Sniff.  Sniff. Wipe eyes with back of hand.  Sniff.

"'s your night going?"

(Waterworks.)  "Fine, until I got a...flat tire (sniff) on the interstate (sob)...and I've never changed a flat tire before. (sniff) and it was dark."

" got it taken care of.  And it could be could've been changing your tire in 3 feet of snow."

(Sniffle)  "That's true."  (sniff sniff)

And when he finished making my sandwich, he handed it to me and said, "Have a nice night."  I tried to give him my money and he said again, "Have a nice night."

So.  I had to buy two new tires, but I did get my supper for free.  And once I calmed down, it was kind of empowering to realize that I could change a tire if I needed to.  I am woman, hear me roar.  Or meow.  Whatever.

And I'm looking forward to smoooooth sailing tomorrow.  Thank you so much to all of you who've commented, reassured me, wished me luck, and just generally been the best kind of support and inspiration a girl could ask for.  I'm excited for tomorrow and can't wait to tell you all about it!


  1. Oh poor you!! That's it - bad luck is definitely over...nothing but good to come!

  2. I would have been so scared on the side of the road in the dark. No one could talk me through changing a tire.
    Wow! Nice for the guy to give you a free sandwich. Small thing but how nice.

    My husband rarely goes to my races anymore. There is one race I regret not getting (Pressuring) my son and husband to go to. I told them it was no big deal and meant it. But I quickly realized it was a very big deal and I wish they had been a part of it. My daughter did come and ran the last part with me.

    You'll do great - all your bad luck is out of the way! When I am doing my half tomorrow I will tell myself I can't whine and complain because Kate is doing a whole marathon! You go girl! Roar!

  3. You've got all the bad luck out of the way, so tomorrow is going go great!

    Good luck, can't wait to read about it!

  4. Kick butt tomorrow!!!!!

    YOU WILL ROCK!!!!!

  5. Sucks about the flat but a nice random act of kindness with the free sandwich. I love random acts of kindness.

    Hoping you have good weather tomorrow and have a great run.

  6. Ha ha, I know it's not a "funny" story, but you had me chuckling with a great tale of overpowering your fears! Good job Kate! Hope your run goes fabulous today! I live alone so I rarely have racing "support" sometimes I get to go with some of my running buddies and that makes it much more fun, not that any of us know how to change a tire either. Cheers!

  7. That sucks...I could feel your loneliness and sadness (and just know I would have felt the same). But you did get through it and you even got a free sandwich out of it :)
    You will do great today...I can feel it! Have a great race...and kick some roaring butt woman!

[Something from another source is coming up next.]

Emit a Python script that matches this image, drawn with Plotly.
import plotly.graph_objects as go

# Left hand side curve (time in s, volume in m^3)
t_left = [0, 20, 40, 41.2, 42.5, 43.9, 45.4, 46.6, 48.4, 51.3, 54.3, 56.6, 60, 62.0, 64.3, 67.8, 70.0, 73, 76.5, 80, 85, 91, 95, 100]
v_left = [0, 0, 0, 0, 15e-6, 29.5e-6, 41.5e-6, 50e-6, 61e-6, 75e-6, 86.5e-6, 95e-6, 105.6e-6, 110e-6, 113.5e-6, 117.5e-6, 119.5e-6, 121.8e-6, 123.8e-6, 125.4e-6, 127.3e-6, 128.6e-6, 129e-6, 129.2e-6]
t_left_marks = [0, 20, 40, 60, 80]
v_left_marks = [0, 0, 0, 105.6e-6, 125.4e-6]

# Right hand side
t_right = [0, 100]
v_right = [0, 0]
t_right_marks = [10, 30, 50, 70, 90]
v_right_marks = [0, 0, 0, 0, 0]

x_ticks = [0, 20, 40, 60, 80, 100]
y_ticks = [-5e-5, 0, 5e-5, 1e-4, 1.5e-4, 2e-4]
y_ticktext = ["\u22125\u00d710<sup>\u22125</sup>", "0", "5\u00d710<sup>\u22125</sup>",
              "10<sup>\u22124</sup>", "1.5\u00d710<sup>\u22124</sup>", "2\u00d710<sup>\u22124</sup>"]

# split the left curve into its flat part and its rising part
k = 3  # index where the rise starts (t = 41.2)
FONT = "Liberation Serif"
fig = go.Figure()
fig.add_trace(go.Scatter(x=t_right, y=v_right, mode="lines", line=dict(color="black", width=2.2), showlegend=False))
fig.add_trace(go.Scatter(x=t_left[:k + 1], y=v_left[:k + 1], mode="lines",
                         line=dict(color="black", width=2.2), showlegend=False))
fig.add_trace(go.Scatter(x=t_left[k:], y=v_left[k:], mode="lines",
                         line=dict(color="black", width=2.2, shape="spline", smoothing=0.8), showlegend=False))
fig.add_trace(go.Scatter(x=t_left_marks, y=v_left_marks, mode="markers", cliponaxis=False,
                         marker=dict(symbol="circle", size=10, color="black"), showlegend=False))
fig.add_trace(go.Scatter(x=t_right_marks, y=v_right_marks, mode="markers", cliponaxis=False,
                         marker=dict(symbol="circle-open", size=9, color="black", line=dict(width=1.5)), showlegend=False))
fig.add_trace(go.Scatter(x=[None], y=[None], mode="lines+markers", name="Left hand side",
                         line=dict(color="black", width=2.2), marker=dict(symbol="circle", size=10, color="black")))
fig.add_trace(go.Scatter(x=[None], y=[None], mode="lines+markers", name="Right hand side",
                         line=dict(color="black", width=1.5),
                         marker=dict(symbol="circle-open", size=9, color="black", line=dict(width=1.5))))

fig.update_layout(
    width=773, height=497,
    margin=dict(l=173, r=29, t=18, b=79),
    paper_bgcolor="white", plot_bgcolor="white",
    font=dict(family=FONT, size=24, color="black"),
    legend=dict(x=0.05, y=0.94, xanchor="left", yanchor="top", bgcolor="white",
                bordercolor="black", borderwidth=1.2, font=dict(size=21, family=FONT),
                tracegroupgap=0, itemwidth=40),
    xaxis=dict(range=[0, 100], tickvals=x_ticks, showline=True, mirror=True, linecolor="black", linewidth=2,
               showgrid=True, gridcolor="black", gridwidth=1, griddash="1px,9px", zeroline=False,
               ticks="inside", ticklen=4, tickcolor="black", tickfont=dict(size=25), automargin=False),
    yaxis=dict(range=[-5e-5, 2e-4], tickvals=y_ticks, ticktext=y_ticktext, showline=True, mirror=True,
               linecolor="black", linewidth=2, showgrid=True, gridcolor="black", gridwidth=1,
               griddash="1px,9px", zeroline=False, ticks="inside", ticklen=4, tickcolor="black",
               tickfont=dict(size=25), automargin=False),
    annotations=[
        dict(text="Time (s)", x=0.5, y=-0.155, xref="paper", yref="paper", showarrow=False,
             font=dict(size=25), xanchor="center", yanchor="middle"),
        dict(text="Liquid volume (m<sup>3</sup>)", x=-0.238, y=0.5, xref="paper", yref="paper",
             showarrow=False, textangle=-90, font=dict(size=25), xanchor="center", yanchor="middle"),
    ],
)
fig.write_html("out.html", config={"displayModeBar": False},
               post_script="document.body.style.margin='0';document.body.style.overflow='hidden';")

  8. I've been thinking about you. I hope it went well.

  9. O' goodness - that sucks getting a flat tire on the interstate! You poor thing! But aren't Wis people so nice?! Congrats on your marathon! Where was it? (new follower here)

  10. I knew we had more in common - road trip "luck" and having never changed a tire either, I will call you for help when I have to.

  11. I am the same way with my partner--when I read your line "it's hard for him to win with me." I too am tall and strong-willed. But sometimes you just need somebody to take over...even though you will hardly ever admit it.